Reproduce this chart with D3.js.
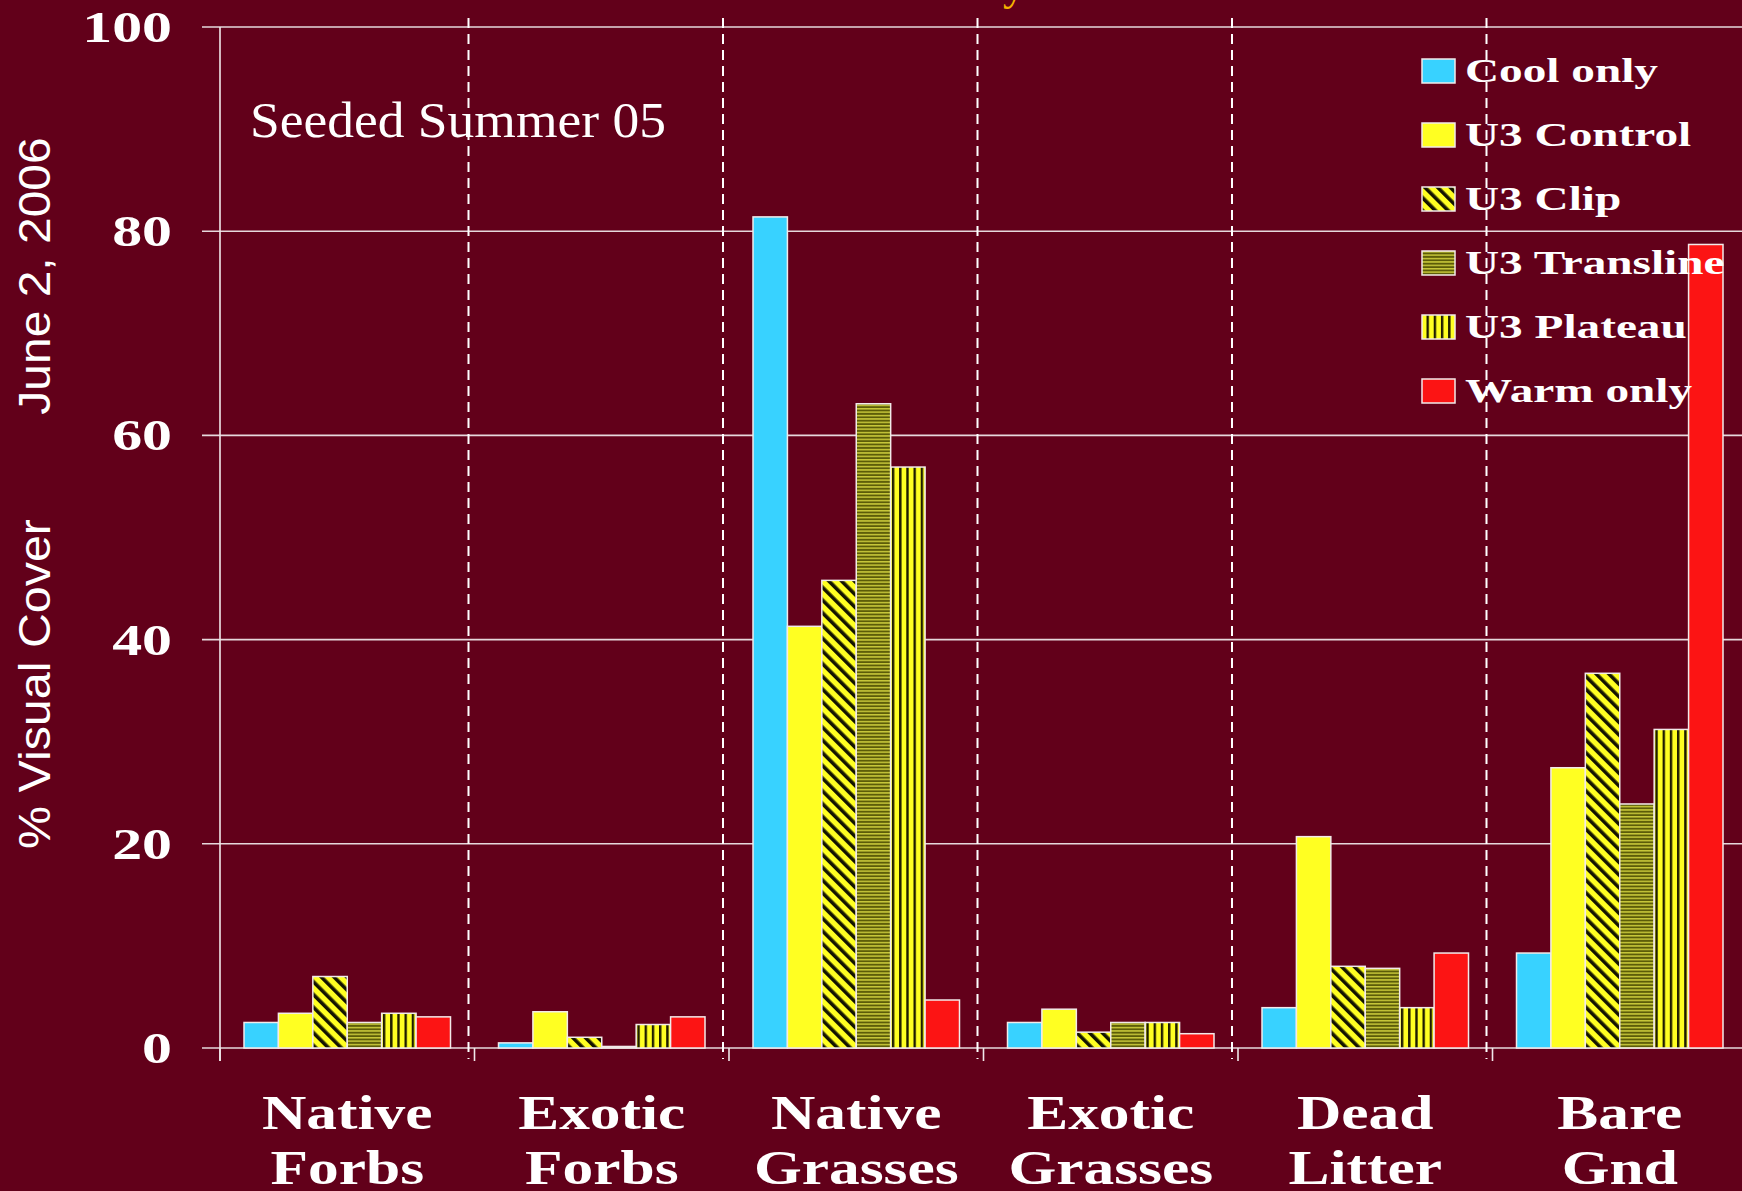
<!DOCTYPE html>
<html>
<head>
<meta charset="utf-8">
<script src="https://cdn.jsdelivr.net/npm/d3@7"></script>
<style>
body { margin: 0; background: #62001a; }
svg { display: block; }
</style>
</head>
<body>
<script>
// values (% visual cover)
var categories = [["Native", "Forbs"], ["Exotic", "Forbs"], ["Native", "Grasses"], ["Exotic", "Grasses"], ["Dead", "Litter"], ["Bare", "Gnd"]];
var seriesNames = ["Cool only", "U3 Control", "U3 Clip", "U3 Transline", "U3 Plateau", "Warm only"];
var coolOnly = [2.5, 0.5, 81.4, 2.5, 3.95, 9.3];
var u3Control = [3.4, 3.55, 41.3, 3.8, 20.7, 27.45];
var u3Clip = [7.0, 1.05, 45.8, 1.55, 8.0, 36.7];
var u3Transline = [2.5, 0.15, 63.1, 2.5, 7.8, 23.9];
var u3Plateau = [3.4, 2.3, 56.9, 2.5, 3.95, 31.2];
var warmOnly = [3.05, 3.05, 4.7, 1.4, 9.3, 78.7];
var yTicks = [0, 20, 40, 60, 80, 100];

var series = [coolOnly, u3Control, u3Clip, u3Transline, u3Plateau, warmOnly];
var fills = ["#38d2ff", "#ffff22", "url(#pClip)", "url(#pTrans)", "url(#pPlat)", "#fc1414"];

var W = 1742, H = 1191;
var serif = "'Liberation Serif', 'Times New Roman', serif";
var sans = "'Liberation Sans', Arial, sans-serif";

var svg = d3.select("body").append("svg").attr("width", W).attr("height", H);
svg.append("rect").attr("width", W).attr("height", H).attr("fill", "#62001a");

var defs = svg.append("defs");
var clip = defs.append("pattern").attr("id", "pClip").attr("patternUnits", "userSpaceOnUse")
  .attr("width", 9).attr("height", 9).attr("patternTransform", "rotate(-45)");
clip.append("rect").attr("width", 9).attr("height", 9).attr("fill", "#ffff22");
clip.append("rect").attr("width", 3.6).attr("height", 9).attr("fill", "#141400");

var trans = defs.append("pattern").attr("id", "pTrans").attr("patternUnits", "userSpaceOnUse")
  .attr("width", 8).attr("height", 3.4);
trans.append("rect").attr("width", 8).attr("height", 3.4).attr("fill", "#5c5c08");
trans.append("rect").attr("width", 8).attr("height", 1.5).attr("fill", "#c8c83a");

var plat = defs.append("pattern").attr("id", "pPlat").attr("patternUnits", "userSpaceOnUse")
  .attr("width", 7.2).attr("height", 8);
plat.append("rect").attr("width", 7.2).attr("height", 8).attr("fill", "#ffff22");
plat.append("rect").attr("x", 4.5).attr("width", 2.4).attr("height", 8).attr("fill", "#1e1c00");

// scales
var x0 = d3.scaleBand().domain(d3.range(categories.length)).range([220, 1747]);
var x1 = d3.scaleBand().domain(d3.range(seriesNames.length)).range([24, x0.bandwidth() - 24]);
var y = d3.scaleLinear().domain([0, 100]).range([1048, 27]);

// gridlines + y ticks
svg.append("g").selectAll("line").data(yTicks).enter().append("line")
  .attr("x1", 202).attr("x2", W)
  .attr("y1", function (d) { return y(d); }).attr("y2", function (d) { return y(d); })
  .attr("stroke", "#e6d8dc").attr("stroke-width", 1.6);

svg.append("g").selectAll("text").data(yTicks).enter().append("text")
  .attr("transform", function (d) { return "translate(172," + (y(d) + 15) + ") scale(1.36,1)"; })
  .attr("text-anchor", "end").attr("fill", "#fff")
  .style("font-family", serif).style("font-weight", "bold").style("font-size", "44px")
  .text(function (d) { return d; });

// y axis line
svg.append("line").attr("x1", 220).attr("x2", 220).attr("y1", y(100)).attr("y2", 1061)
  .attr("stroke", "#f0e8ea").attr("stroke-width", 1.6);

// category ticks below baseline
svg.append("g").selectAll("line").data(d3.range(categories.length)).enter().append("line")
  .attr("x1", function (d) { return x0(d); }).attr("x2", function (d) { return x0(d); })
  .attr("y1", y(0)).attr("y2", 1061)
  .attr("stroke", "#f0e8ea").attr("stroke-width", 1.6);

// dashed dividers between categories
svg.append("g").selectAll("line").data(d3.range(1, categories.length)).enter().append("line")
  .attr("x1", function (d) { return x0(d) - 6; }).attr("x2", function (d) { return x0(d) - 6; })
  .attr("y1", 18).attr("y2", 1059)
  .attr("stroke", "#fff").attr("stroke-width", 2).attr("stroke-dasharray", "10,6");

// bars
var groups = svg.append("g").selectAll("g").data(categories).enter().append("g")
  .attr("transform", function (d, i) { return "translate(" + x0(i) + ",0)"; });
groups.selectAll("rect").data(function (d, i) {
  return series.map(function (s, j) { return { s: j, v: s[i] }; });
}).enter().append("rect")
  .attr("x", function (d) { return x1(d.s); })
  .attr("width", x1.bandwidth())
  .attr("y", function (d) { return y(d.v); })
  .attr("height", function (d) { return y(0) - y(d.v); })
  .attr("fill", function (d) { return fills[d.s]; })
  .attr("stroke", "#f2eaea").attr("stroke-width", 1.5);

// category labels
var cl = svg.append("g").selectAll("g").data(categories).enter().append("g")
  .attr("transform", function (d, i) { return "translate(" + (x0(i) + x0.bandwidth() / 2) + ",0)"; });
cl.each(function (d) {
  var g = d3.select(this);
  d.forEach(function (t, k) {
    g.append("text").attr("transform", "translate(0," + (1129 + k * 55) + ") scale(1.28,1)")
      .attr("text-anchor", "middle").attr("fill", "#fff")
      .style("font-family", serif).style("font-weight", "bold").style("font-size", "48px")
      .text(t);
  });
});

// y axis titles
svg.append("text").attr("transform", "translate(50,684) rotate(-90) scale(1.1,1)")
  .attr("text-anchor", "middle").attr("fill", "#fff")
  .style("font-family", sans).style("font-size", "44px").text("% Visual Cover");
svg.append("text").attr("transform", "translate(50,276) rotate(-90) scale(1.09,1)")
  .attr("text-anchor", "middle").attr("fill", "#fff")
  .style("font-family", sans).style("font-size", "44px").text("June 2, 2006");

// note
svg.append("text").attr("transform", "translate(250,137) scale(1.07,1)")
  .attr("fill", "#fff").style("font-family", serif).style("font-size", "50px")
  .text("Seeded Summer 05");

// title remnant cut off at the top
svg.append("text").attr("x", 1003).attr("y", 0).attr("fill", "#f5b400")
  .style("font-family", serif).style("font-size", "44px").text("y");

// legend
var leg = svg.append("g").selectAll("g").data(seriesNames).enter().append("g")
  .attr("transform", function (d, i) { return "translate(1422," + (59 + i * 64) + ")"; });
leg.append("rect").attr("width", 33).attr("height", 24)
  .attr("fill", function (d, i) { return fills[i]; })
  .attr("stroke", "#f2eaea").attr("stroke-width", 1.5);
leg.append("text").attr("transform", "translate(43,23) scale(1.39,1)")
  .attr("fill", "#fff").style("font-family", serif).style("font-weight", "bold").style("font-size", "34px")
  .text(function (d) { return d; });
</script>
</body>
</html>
-=-=-=-=-
> _WHAT NEEDS TO BE DONE_
Word for word, quote the lines above. Omit the pictures.

> _ANSWER TO THE TASK_
Reproduce this chart with D3.js.
<!DOCTYPE html>
<html>
<head>
<meta charset="utf-8">
<script src="https://cdn.jsdelivr.net/npm/d3@7"></script>
<style>
body { margin: 0; background: #62001a; }
svg { display: block; }
</style>
</head>
<body>
<script>
// values (% visual cover)
var categories = [["Native", "Forbs"], ["Exotic", "Forbs"], ["Native", "Grasses"], ["Exotic", "Grasses"], ["Dead", "Litter"], ["Bare", "Gnd"]];
var seriesNames = ["Cool only", "U3 Control", "U3 Clip", "U3 Transline", "U3 Plateau", "Warm only"];
var coolOnly = [2.5, 0.5, 81.4, 2.5, 3.95, 9.3];
var u3Control = [3.4, 3.55, 41.3, 3.8, 20.7, 27.45];
var u3Clip = [7.0, 1.05, 45.8, 1.55, 8.0, 36.7];
var u3Transline = [2.5, 0.15, 63.1, 2.5, 7.8, 23.9];
var u3Plateau = [3.4, 2.3, 56.9, 2.5, 3.95, 31.2];
var warmOnly = [3.05, 3.05, 4.7, 1.4, 9.3, 78.7];
var yTicks = [0, 20, 40, 60, 80, 100];

var series = [coolOnly, u3Control, u3Clip, u3Transline, u3Plateau, warmOnly];
var fills = ["#38d2ff", "#ffff22", "url(#pClip)", "url(#pTrans)", "url(#pPlat)", "#fc1414"];

var W = 1742, H = 1191;
var serif = "'Liberation Serif', 'Times New Roman', serif";
var sans = "'Liberation Sans', Arial, sans-serif";

var svg = d3.select("body").append("svg").attr("width", W).attr("height", H);
svg.append("rect").attr("width", W).attr("height", H).attr("fill", "#62001a");

var defs = svg.append("defs");
var clip = defs.append("pattern").attr("id", "pClip").attr("patternUnits", "userSpaceOnUse")
  .attr("width", 9).attr("height", 9).attr("patternTransform", "rotate(-45)");
clip.append("rect").attr("width", 9).attr("height", 9).attr("fill", "#ffff22");
clip.append("rect").attr("width", 3.6).attr("height", 9).attr("fill", "#141400");

var trans = defs.append("pattern").attr("id", "pTrans").attr("patternUnits", "userSpaceOnUse")
  .attr("width", 8).attr("height", 3.4);
trans.append("rect").attr("width", 8).attr("height", 3.4).attr("fill", "#5c5c08");
trans.append("rect").attr("width", 8).attr("height", 1.5).attr("fill", "#c8c83a");

var plat = defs.append("pattern").attr("id", "pPlat").attr("patternUnits", "userSpaceOnUse")
  .attr("width", 7.2).attr("height", 8);
plat.append("rect").attr("width", 7.2).attr("height", 8).attr("fill", "#ffff22");
plat.append("rect").attr("x", 4.5).attr("width", 2.4).attr("height", 8).attr("fill", "#1e1c00");

// scales
var x0 = d3.scaleBand().domain(d3.range(categories.length)).range([220, 1747]);
var x1 = d3.scaleBand().domain(d3.range(seriesNames.length)).range([24, x0.bandwidth() - 24]);
var y = d3.scaleLinear().domain([0, 100]).range([1048, 27]);

// gridlines + y ticks
svg.append("g").selectAll("line").data(yTicks).enter().append("line")
  .attr("x1", 202).attr("x2", W)
  .attr("y1", function (d) { return y(d); }).attr("y2", function (d) { return y(d); })
  .attr("stroke", "#e6d8dc").attr("stroke-width", 1.6);

svg.append("g").selectAll("text").data(yTicks).enter().append("text")
  .attr("transform", function (d) { return "translate(172," + (y(d) + 15) + ") scale(1.36,1)"; })
  .attr("text-anchor", "end").attr("fill", "#fff")
  .style("font-family", serif).style("font-weight", "bold").style("font-size", "44px")
  .text(function (d) { return d; });

// y axis line
svg.append("line").attr("x1", 220).attr("x2", 220).attr("y1", y(100)).attr("y2", 1061)
  .attr("stroke", "#f0e8ea").attr("stroke-width", 1.6);

// category ticks below baseline
svg.append("g").selectAll("line").data(d3.range(categories.length)).enter().append("line")
  .attr("x1", function (d) { return x0(d); }).attr("x2", function (d) { return x0(d); })
  .attr("y1", y(0)).attr("y2", 1061)
  .attr("stroke", "#f0e8ea").attr("stroke-width", 1.6);

// dashed dividers between categories
svg.append("g").selectAll("line").data(d3.range(1, categories.length)).enter().append("line")
  .attr("x1", function (d) { return x0(d) - 6; }).attr("x2", function (d) { return x0(d) - 6; })
  .attr("y1", 18).attr("y2", 1059)
  .attr("stroke", "#fff").attr("stroke-width", 2).attr("stroke-dasharray", "10,6");

// bars
var groups = svg.append("g").selectAll("g").data(categories).enter().append("g")
  .attr("transform", function (d, i) { return "translate(" + x0(i) + ",0)"; });
groups.selectAll("rect").data(function (d, i) {
  return series.map(function (s, j) { return { s: j, v: s[i] }; });
}).enter().append("rect")
  .attr("x", function (d) { return x1(d.s); })
  .attr("width", x1.bandwidth())
  .attr("y", function (d) { return y(d.v); })
  .attr("height", function (d) { return y(0) - y(d.v); })
  .attr("fill", function (d) { return fills[d.s]; })
  .attr("stroke", "#f2eaea").attr("stroke-width", 1.5);

// category labels
var cl = svg.append("g").selectAll("g").data(categories).enter().append("g")
  .attr("transform", function (d, i) { return "translate(" + (x0(i) + x0.bandwidth() / 2) + ",0)"; });
cl.each(function (d) {
  var g = d3.select(this);
  d.forEach(function (t, k) {
    g.append("text").attr("transform", "translate(0," + (1129 + k * 55) + ") scale(1.28,1)")
      .attr("text-anchor", "middle").attr("fill", "#fff")
      .style("font-family", serif).style("font-weight", "bold").style("font-size", "48px")
      .text(t);
  });
});

// y axis titles
svg.append("text").attr("transform", "translate(50,684) rotate(-90) scale(1.1,1)")
  .attr("text-anchor", "middle").attr("fill", "#fff")
  .style("font-family", sans).style("font-size", "44px").text("% Visual Cover");
svg.append("text").attr("transform", "translate(50,276) rotate(-90) scale(1.09,1)")
  .attr("text-anchor", "middle").attr("fill", "#fff")
  .style("font-family", sans).style("font-size", "44px").text("June 2, 2006");

// note
svg.append("text").attr("transform", "translate(250,137) scale(1.07,1)")
  .attr("fill", "#fff").style("font-family", serif).style("font-size", "50px")
  .text("Seeded Summer 05");

// title remnant cut off at the top
svg.append("text").attr("x", 1003).attr("y", 0).attr("fill", "#f5b400")
  .style("font-family", serif).style("font-size", "44px").text("y");

// legend
var leg = svg.append("g").selectAll("g").data(seriesNames).enter().append("g")
  .attr("transform", function (d, i) { return "translate(1422," + (59 + i * 64) + ")"; });
leg.append("rect").attr("width", 33).attr("height", 24)
  .attr("fill", function (d, i) { return fills[i]; })
  .attr("stroke", "#f2eaea").attr("stroke-width", 1.5);
leg.append("text").attr("transform", "translate(43,23) scale(1.39,1)")
  .attr("fill", "#fff").style("font-family", serif).style("font-weight", "bold").style("font-size", "34px")
  .text(function (d) { return d; });
</script>
</body>
</html>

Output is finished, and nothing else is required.